Let’s modify our API constants class to have that value for number of initial buffers:
public static class Constants
{
public static int PayloadSize { get; set; } = 6291456; // 6MB
public static int EstimatedNumberOfThreads { get; set; } = 8;
}
And now let’s modify our class so that the buffers are there. We first take the buffer initialization to the outside of the cycle, and then we run through buffers in the cycle:
// Initialize buffers
byte[][] buffers = new byte[Constants.EstimatedNumberOfThreads][];
for (int i = 0; i < Constants.EstimatedNumberOfThreads; i++)
{
buffers[i] = new byte[Constants.PayloadSize];
}
// Let's read until we're told to quit
int fileIndex = 0;
int bufferIndex = 0;
while (!cancellationToken.IsCancellationRequested)
{
// Buffer and initial driver options
byte[] buffer = buffers[bufferIndex++];
if (bufferIndex == Constants.EstimatedNumberOfThreads)
{
bufferIndex = 0;
}
DriverOptions driverOptions = new()
{
ChannelId = channel
};
...
We now see that the software executes correctly while we still have buffers, and it also has no timing issues, but we’ve used up a lot of RAM. This might be a trade-off that you willing to do in order to keep performance at an all-time high.
As an added bonus, we’ve kept our application relatively garbage-collection-free. Let’s think of a few ways to improve this, and the very first is to switch to fully dynamic buffers.
Using dynamic buffers
In order to use dynamic buffers, we can and should write our own dynamic object pool. But for the purpose of this exercise, we will use a ready-made one: IX.StandardExtensions. If you want to research how to make your own dynamic object pool, you could look through the ObjectPoolQueue<T> class, which we will use (along with its associated PooledObject<T> class).
After using the NuGet package, our code thus becomes:
// Initialize buffers
ObjectPool<byte[]> buffers = new ObjectPool<byte[]>(
() => new byte[Constants.PayloadSize],
Constants.EstimatedNumberOfThreads);
// Let's read until we're told to quit
int fileIndex = 0;
while (!cancellationToken.IsCancellationRequested)
{
// Buffer and initial driver options
using var bufferObject = buffers.Get();
var buffer = bufferObject.Value;
DriverOptions driverOptions = new()
{
ChannelId = channel
};
...
And we can go on and on, improving our algorithms more and more.
Final word
As you can see, a complex problem has been tackled in an evolutive manner: we started small, and, with each solution, a new set of problems or concerns showed themselves, and were tackled one by one.

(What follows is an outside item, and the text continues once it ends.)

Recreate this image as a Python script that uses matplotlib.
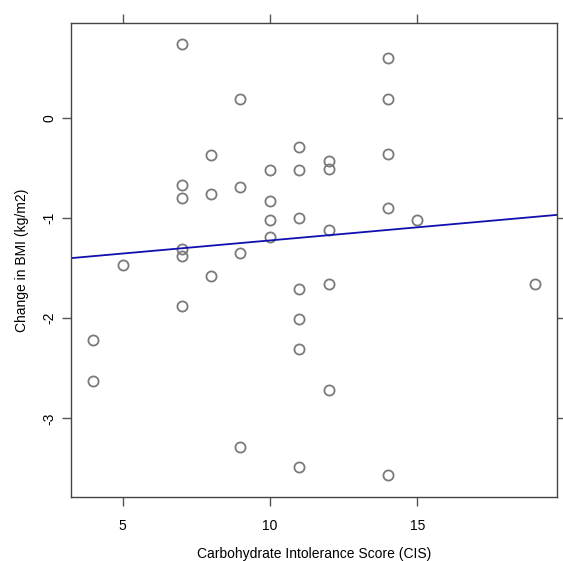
import matplotlib
matplotlib.use("Agg")
import matplotlib.pyplot as plt
import numpy as np

plt.rcParams['font.family'] = ['Liberation Sans', 'DejaVu Sans']

cis = [7, 14, 9, 14, 11, 8, 14, 12, 12, 10, 11, 7, 9, 7, 8, 10, 14, 10, 11, 15,
       12, 10, 7, 7, 9, 5, 8, 11, 12, 19, 7, 11, 4, 11, 4, 12, 9, 11, 14]
bmi_change = [0.74, 0.60, 0.19, 0.19, -0.29, -0.37, -0.36, -0.43, -0.51, -0.52,
              -0.52, -0.67, -0.69, -0.80, -0.76, -0.83, -0.90, -1.02, -1.00, -1.02,
              -1.12, -1.19, -1.31, -1.38, -1.35, -1.47, -1.58, -1.71, -1.66, -1.66,
              -1.88, -2.01, -2.22, -2.31, -2.63, -2.72, -3.29, -3.49, -3.57]

fit_intercept = -1.485
fit_slope = 0.0262

xticks = [5, 10, 15]
yticks = [-3, -2, -1, 0]

fig = plt.figure(figsize=(5.63, 5.61), dpi=100)
ax = fig.add_axes([0.1266, 0.1135, 0.8622, 0.845])

ax.plot(cis, bmi_change, linestyle='none', marker='o', markersize=7.3,
        markerfacecolor='none', markeredgecolor='#7a7a7a', markeredgewidth=1.3)

ax.set_xlim(3.26, 19.73)
ax.set_ylim(-3.789, 0.946)
ax.axline((0, fit_intercept), slope=fit_slope, color='#1010b0', linewidth=1.3)

ax.set_xticks(xticks)
ax.set_yticks(yticks)
ax.set_yticklabels([str(t) for t in yticks], rotation=90, va='center')
ax.tick_params(direction='out', length=6.5, width=1, color='#555555',
               labelsize=10, top=True, right=True, pad=9)
ax.tick_params(axis='y', pad=4)
for s in ax.spines.values():
    s.set_color('#444444')
    s.set_linewidth(1)

ax.set_xlabel('Carbohydrate Intolerance Score (CIS)', fontsize=10, labelpad=10)
ax.set_ylabel('Change in BMI (kg/m2)', fontsize=10, labelpad=10)

fig.savefig('out.png', dpi=100)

We used C#, we used a little basic maths, some logical deduction and our own analysis of how the software behaves. And we went from a simple somewhat working solution to a solution that is actually usable and performant.
This technique is not a magic bullet that will solve all your software development problems, but it is a good way to start gaining experience.
By looking at how your software behaves beyond the first working solution, you can discover new things to consider. After, for instance, you tackle the buffer problem, you start considering memory usage more. After starting to use multiple buffers, garbage collection is suddenly on your mind. And with every software or component that you code, more considerations come to you naturally, and that “first working solution” will get more and more complex. This, in turn, will open up new considerations, and higher levels of performance and refinement.
I hope that, at the end of this article, you will have realized that even a problem that sounds complex and slightly frightening can, in fact, be solved.